Photo by Evan Agostini/Invision/AP

I'm not the biggest fan of Brian Stelter. He, like his former colleagues at CNN, is asking the question, could journalists have done a better job of reporting on President Joe Biden's mental acuity? "It's complicated" is the answer we're getting. Many journalists are writing think pieces about themselves and their coverage of Biden. Stelter is among them; he published a piece for Vox this week: "Did the media botch the Biden age story?"

Stelter writes:

The national media wasn’t dodging the story: The biggest newspapers in the country published lengthy stories about Biden’s mental fitness. The public wasn’t in the dark about Biden’s age: Most voters (67 percent in a June Gallup poll) thought he was too old to be president even before the debate. But questions about Biden’s fitness for office were not emphasized as much as they should have been.

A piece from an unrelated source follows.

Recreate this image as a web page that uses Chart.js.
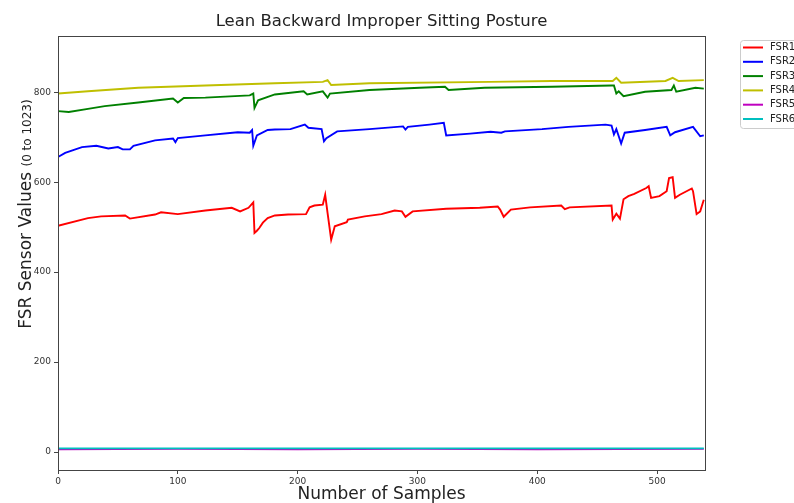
<!DOCTYPE html>
<html>
<head>
<meta charset="utf-8">
<script src="https://cdn.jsdelivr.net/npm/chart.js@4.4.1/dist/chart.umd.min.js"></script>
<style>
  html, body { margin: 0; padding: 0; background: #fff; }
  canvas { display: block; }
</style>
</head>
<body>
<canvas id="posture_chart" width="794" height="503"></canvas>
<script>
// sample index / sensor reading pairs
const fsr1X = [0, 25, 36, 56, 60, 81, 86, 100, 123, 145, 152, 159, 163, 164, 166, 168, 171, 175, 181, 192, 207, 210, 214, 221, 223, 225, 228, 231, 241, 242, 256, 270, 281, 287, 290, 296, 324, 352, 367, 369, 372, 378, 394, 420, 423, 427, 462, 463, 466, 469, 472, 476, 481, 491, 493, 495, 502, 508, 510, 513, 515, 519, 529, 530, 533, 536, 539];
const fsr1Y = [503, 520, 524, 526, 519, 528, 533, 529, 537, 543, 535, 543, 555, 487, 492, 498, 510, 520, 526, 528, 529, 544, 548, 550, 572, 531, 472, 502, 511, 517, 524, 529, 537, 535, 523, 535, 541, 543, 546, 539, 523, 539, 544, 548, 540, 544, 548, 517, 530, 519, 562, 569, 574, 587, 591, 565, 569, 580, 609, 611, 565, 572, 586, 580, 529, 535, 561];

const fsr2X = [0, 6, 20, 32, 42, 50, 54, 60, 63, 81, 96, 98, 100, 123, 150, 160, 162, 163, 166, 175, 181, 194, 206, 209, 220, 222, 224, 233, 260, 288, 290, 292, 310, 322, 324, 344, 361, 370, 373, 404, 426, 457, 462, 464, 466, 468, 470, 473, 490, 508, 511, 515, 530, 536, 539];
const fsr2Y = [656, 665, 678, 681, 675, 678, 673, 673, 681, 693, 697, 689, 698, 704, 711, 710, 716, 681, 704, 716, 717, 718, 728, 721, 718, 691, 698, 713, 718, 724, 717, 723, 728, 732, 704, 708, 712, 710, 713, 718, 723, 728, 726, 706, 718, 702, 686, 710, 716, 723, 704, 711, 723, 702, 704];

const fsr3X = [0, 9, 25, 39, 67, 96, 100, 105, 123, 160, 163, 164, 167, 181, 205, 208, 221, 225, 227, 260, 302, 323, 326, 356, 412, 462, 464, 466, 468, 472, 490, 512, 514, 516, 532, 539];
const fsr3Y = [758, 756, 763, 769, 777, 786, 777, 787, 788, 793, 797, 765, 782, 795, 802, 795, 802, 788, 797, 805, 810, 812, 805, 810, 812, 815, 815, 797, 802, 791, 801, 805, 815, 801, 810, 808];

const fsr4X = [0, 25, 67, 123, 181, 221, 225, 228, 260, 361, 412, 463, 466, 470, 507, 513, 518, 539];
const fsr4Y = [797, 802, 810, 815, 820, 823, 827, 816, 820, 823, 825, 825, 832, 821, 825, 832, 825, 827];

const fsr5X = [0, 100, 200, 300, 400, 539];
const fsr5Y = [6, 7, 6, 7, 6, 7];

const fsr6X = [0, 100, 200, 300, 400, 539];
const fsr6Y = [8, 8, 8, 8, 8, 8];

const seriesNames = ['FSR1', 'FSR2', 'FSR3', 'FSR4', 'FSR5', 'FSR6'];
const seriesColors = ['#ff0000', '#0000ff', '#008000', '#bfbf00', '#bf00bf', '#00bfbf'];
const xTicks = [0, 100, 200, 300, 400, 500];
const yTicks = [0, 200, 400, 600, 800];

const allX = [fsr1X, fsr2X, fsr3X, fsr4X, fsr5X, fsr6X];
const allY = [fsr1Y, fsr2Y, fsr3Y, fsr4Y, fsr5Y, fsr6Y];

const FONT = "'DejaVu Sans', 'Liberation Sans', sans-serif";

const datasets = seriesNames.map((name, i) => ({
    label: name,
    data: allX[i].map((x, k) => ({ x: x, y: allY[i][k] })),
    borderColor: seriesColors[i],
    backgroundColor: seriesColors[i],
    borderWidth: 1.9,
    pointRadius: 0,
    tension: 0,
    order: seriesNames.length - i
}));

// frame, title, axis titles and legend, drawn like matplotlib does
const decorations = {
    id: 'decorations',
    afterDraw(chart) {
        const ctx = chart.ctx;
        const a = chart.chartArea;
        ctx.save();

        ctx.strokeStyle = '#444';
        ctx.lineWidth = 1;
        ctx.strokeRect(a.left + 0.5, a.top + 0.5, a.right - a.left, a.bottom - a.top);

        ctx.fillStyle = '#222';
        ctx.textAlign = 'center';
        ctx.textBaseline = 'middle';
        ctx.font = '16.5px ' + FONT;
        ctx.fillText('Lean Backward Improper Sitting Posture', (a.left + a.right) / 2, 22);

        ctx.font = '17px ' + FONT;
        ctx.fillText('Number of Samples', (a.left + a.right) / 2, 495);

        // y label: big part + smaller range note, rotated
        ctx.translate(25, 0);
        ctx.rotate(-Math.PI / 2);
        ctx.textAlign = 'left';
        ctx.textBaseline = 'alphabetic';
        ctx.font = '17px ' + FONT;
        const big = 'FSR Sensor Values ';
        const bigW = ctx.measureText(big).width;
        ctx.font = '12px ' + FONT;
        const small = '(0 to 1023)';
        const smallW = ctx.measureText(small).width;
        const startY = -(214 + (bigW + smallW) / 2);
        ctx.font = '17px ' + FONT;
        ctx.fillText(big, startY, 6);
        ctx.font = '12px ' + FONT;
        ctx.fillText(small, startY + bigW, 6);
        ctx.setTransform(1, 0, 0, 1, 0, 0);

        // legend box outside the plot
        ctx.fillStyle = '#fff';
        ctx.strokeStyle = '#cccccc';
        ctx.beginPath();
        ctx.roundRect(740.5, 40.5, 70, 88, 3);
        ctx.fill();
        ctx.stroke();
        ctx.font = '10px ' + FONT;
        ctx.textAlign = 'left';
        ctx.textBaseline = 'middle';
        chart.data.datasets.forEach((ds, i) => {
            const y = 47.5 + i * 14.3;
            ctx.strokeStyle = ds.borderColor;
            ctx.lineWidth = 2;
            ctx.beginPath();
            ctx.moveTo(743, y);
            ctx.lineTo(763, y);
            ctx.stroke();
            ctx.fillStyle = '#222';
            ctx.fillText(ds.label, 770, y);
        });
        ctx.restore();
    }
};

new Chart(document.getElementById('posture_chart'), {
    type: 'line',
    data: { datasets: datasets },
    options: {
        responsive: false,
        animation: false,
        layout: { padding: { left: 0, right: 89, top: 36, bottom: 0 } },
        scales: {
            x: {
                type: 'linear',
                min: 0,
                max: 540,
                afterFit: s => { s.height = 33; },
                afterBuildTicks: s => { s.ticks = xTicks.map(v => ({ value: v })); },
                grid: { drawOnChartArea: false, drawTicks: true, tickLength: 4, color: '#444' },
                border: { display: false },
                ticks: { font: { family: FONT, size: 9 }, color: '#333', padding: 2, maxRotation: 0 }
            },
            y: {
                type: 'linear',
                min: -40,
                max: 925,
                afterFit: s => { s.width = 58; },
                afterBuildTicks: s => { s.ticks = yTicks.map(v => ({ value: v })); },
                grid: { drawOnChartArea: false, drawTicks: true, tickLength: 4, color: '#444' },
                border: { display: false },
                ticks: { font: { family: FONT, size: 9 }, color: '#333', padding: 3 }
            }
        },
        plugins: {
            legend: { display: false },
            tooltip: { enabled: false }
        }
    },
    plugins: [decorations]
});
</script>
</body>
</html>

That’s the third option: The stories should have been tougher, the volume should have been louder.

“The hard thing about ‘Biden is old’ as a story is that it had a dead-end quality to it,” said Charlotte Alter, senior correspondent for Time magazine. “Biden is old. We know. So now what? You can’t turn back time. You can’t make him younger.”

I'm no fan of Stelter, but he's right in that newspapers did publish stories about Biden's mental fitness (and were swamped in the Twitter replies by people canceling their subscriptions).

I'm also no fan of Stelter for his relentless pursuit of President Donald Trump's mental acuity. Remember nutjob psychiatrist Bandy X. Lee — the editor of a book called “The Dangerous Case of Donald Trump: 27 Psychiatrists and Mental Health Experts Assess a President" — without ever meeting him in person? Back in January 2018, Lee “briefed” some Democrats on the Hill where she again pleaded for Trump to be restrained and put on a 72-hour psychiatric hold, with the only problem being physically restraining him “will really look like a coup, and while we are trying to prevent violence, we don’t wish to incite it through, say, an insurrection.”

Lee was one of Stelter's "Reliable Sources."

Lee is still at it; she posted this today:

And remember when Stelter kept a calendar of days since Melania Trump had been seen in public?

Stelter thinks his Vox piece is profound. It's complicated.

Two weeks ago the Times was writing about "manipulated videos" trying make Biden look old and feeble.

The video doesn't lie. The media does. It's not complicated.